O GOLPE DO SEMIPRESIDENCIALISMO


Em uma clara tentativa de golpe na qual pretende ser alçado à condição de chefe do governo, o presidente da Câmara, Arthur Lira (PP-AL), busca apoio na base aliada, sobretudo entre os integrantes do Centrão — grupo fisiológico que domina o Congresso — para tentar aprovar uma Proposta de Emenda Constitucional (PEC) que promova a mudança do sistema de governança política. A ideia é implementar o semipresidencialismo no País, modelo que cria a figura de um primeiro-ministro e fortalece ainda mais o Legislativo, ambiente que Lira já domina como ninguém, com o comando da chave do cofre do governo. Se aprovada, a proposta deixaria o presidente ainda mais fraco, com a função decorativa de representar o governo em ocasiões mais formais, como acontece em Portugal. Para amenizar o caráter casuístico da mudança, Lira tem dito que mesmo que seja aprovada agora a medida só valeria para as eleições de 2026, mas há os que veem uma movimentação para enfraquecer desde já o presidente que vier a ser eleito no ano que vem.

A discussão sobre esse tema já foi e voltou diversas vezes no Congresso, mas ganha maior peso ao ressurgir num momento em que o País passa por uma das mais sérias crises políticas da história recente em razão das constantes ameaças à democracia feitas por Bolsonaro e às pressões que Lira vem sofrendo para apreciar os 130 pedidos de impeachment contra o mandatário. Esquecida nas prateleiras da Casa, a proposta de autoria do deputado Samuel Moreira (PSDB-SP), encaminhada em 2020, foi escolhida a dedo pelo presidente da Câmara e foi apresentada na reunião do colégio de líderes realizada na terça-feira, 13. A maioria topou levar o debate adiante, menos os integrantes da oposição. A avaliação geral é de que a mudança vai favorecer o grupo comandado pelo Centrão, que dita o rumo das votações na Câmara, comanda a pauta, tem espaço VIP no governo Bolsonaro e também controla um orçamento paralelo de R$ 11 bilhões para satisfazer os interesses paroquiais dos parlamentares. “O orçamento paralelo com semipresidencialismo é o caminho que o Centrão quer pavimentar para mandar no Brasil”, afirmou o deputado Paulo Teixeira (SP).

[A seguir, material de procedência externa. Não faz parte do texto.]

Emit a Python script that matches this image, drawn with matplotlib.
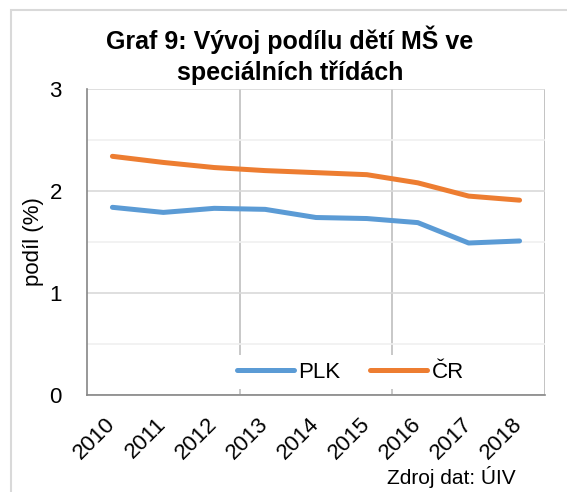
import numpy as np
import matplotlib
matplotlib.use("Agg")
import matplotlib.pyplot as plt
from matplotlib.patches import Rectangle

plt.rcParams['font.family'] = ['Liberation Sans', 'DejaVu Sans']

years = ['2010', '2011', '2012', '2013', '2014', '2015', '2016', '2017', '2018']
plk = [1.84, 1.79, 1.83, 1.82, 1.74, 1.73, 1.69, 1.49, 1.51]
cr = [2.34, 2.28, 2.23, 2.20, 2.18, 2.16, 2.08, 1.95, 1.91]

fig = plt.figure(figsize=(5.67, 4.92), dpi=100)
ax = fig.add_axes([0.1534, 0.1972, 0.8078, 0.6219])

x = np.arange(len(years))
ax.plot(x, plk, color='#5B9BD5', lw=3.6, solid_capstyle='round', label='PLK', zorder=3)
ax.plot(x, cr, color='#ED7D31', lw=3.6, solid_capstyle='round', label='ČR', zorder=3)

ax.set_xlim(-0.5, len(years) - 0.5)
ax.set_ylim(0, 3)
ax.set_xticks(x)
ax.set_xticklabels(years, rotation=45, ha='right', va='center', rotation_mode='anchor')
ax.set_xticks(np.arange(2.5, len(years), 3), minor=True)
ax.set_yticks([0, 1, 2, 3])
ax.set_yticks(np.arange(0.5, 3, 1), minor=True)

ax.tick_params(axis='x', which='major', length=0, pad=19, labelsize=16)
ax.tick_params(axis='y', which='major', length=0, pad=18, labelsize=16)
ax.tick_params(which='minor', length=0)

ax.grid(axis='y', which='major', color='#d9d9d9', lw=1.2)
ax.grid(axis='y', which='minor', color='#f0f0f0', lw=1.2)
ax.grid(axis='x', which='minor', color='#bfbfbf', lw=1.2)
ax.set_axisbelow(True)

for s in ['top', 'right']:
    ax.spines[s].set_visible(False)
ax.spines['left'].set_color('#868686')
ax.spines['bottom'].set_color('#868686')
ax.spines['left'].set_linewidth(1.2)
ax.spines['bottom'].set_linewidth(1.2)
ax.axvline(len(years) - 0.5, color='#d9d9d9', lw=1.2, zorder=0)

ax.set_ylabel('podíl (%)', fontsize=16, labelpad=4)

leg = ax.legend(loc='center', bbox_to_anchor=(0.575, 0.075), ncol=2, frameon=True,
                fontsize=16, handlelength=2.55, handletextpad=0.2, columnspacing=1.35,
                borderpad=0.3)
leg.get_frame().set_facecolor('white')
leg.get_frame().set_edgecolor('none')
leg.get_frame().set_alpha(1)

fig.text(290 / 567, 1 - 26 / 492, 'Graf 9: Vývoj podílu dětí MŠ ve\nspeciálních třídách',
         ha='center', va='top', fontsize=18, fontweight='bold', linespacing=1.3)
fig.text(0.91, 0.008, 'Zdroj dat: ÚIV', ha='right', va='bottom', fontsize=15)

fig.patches.append(Rectangle((11 / 567, -0.1), 1.2, 1.08,
                             transform=fig.transFigure, fill=False,
                             edgecolor='#d9d9d9', lw=1.5))

fig.savefig('out.png', dpi=100, facecolor='white')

“O presidente da Câmara quer formalizar o golpe para continuar mandando mesmo sem Bolsonaro. Eduardo Cunha tentou o mesmo” Glauber Braga, deputado (PSOL-RJ)

Muitos parlamentares atribuíram a atitude do presidente da Câmara a uma forma de prejudicar Lula. Afirmam que Lira resolveu ressuscitar o tema justamente quando a esquerda aparece com chances reais de retornar ao poder depois de seis anos. “Semipresidencialismo é golpe para tentar evitar que nós possamos ganhar as eleições. Não dá para brincar de reforma política, isso é coisa que tem que ser discutida com muita seriedade”, disparou Lula em uma rede social. Deputados de outros partidos de esquerda engrossaram os protestos puxados pelo PT. O deputado Glauber Braga (PSOL-RJ) defendeu até o impeachment de Lira. “O presidente da Câmara quer formalizar o golpe para continuar mandando mesmo sem Bolsonaro. Eduardo Cunha tentou o mesmo”, disse o deputado, em referência ao ex-presidente da Câmara, um dos pivôs do impeachment de Dilma.

Pessoas próximas ao presidente da Câmara contam que ele só passou a se dedicar à PEC que muda o sistema de governo para reagir às bravatas do capitão no sentido de uma possível ruptura institucional. Nos últimos dias, Bolsonaro chegou a dizer que não haveria eleições em 2022 caso não houvesse o voto impresso, ameaças que foram reafirmadas pelo ministro da Defesa, general Walter Braga Netto. Ainda na semana passada, ao perceberem que o projeto do voto em papel seria rejeitado, aliados bolsonaristas fizeram uma manobra e conseguiram adiar a votação para o próximo dia 5, no retorno do recesso do Congresso. Mas é consenso que a medida será definitivamente sepultada. Líderes partidários afirmam que, ao iniciar as tratativas sobre a PEC do semipresidencialismo, Lira passa alguns recados a Bolsonaro: que não aceitará arroubos autoritários e que ele mesmo pode ser o homem mais poderoso do Brasil, caso consiga aprovar a iniciativa.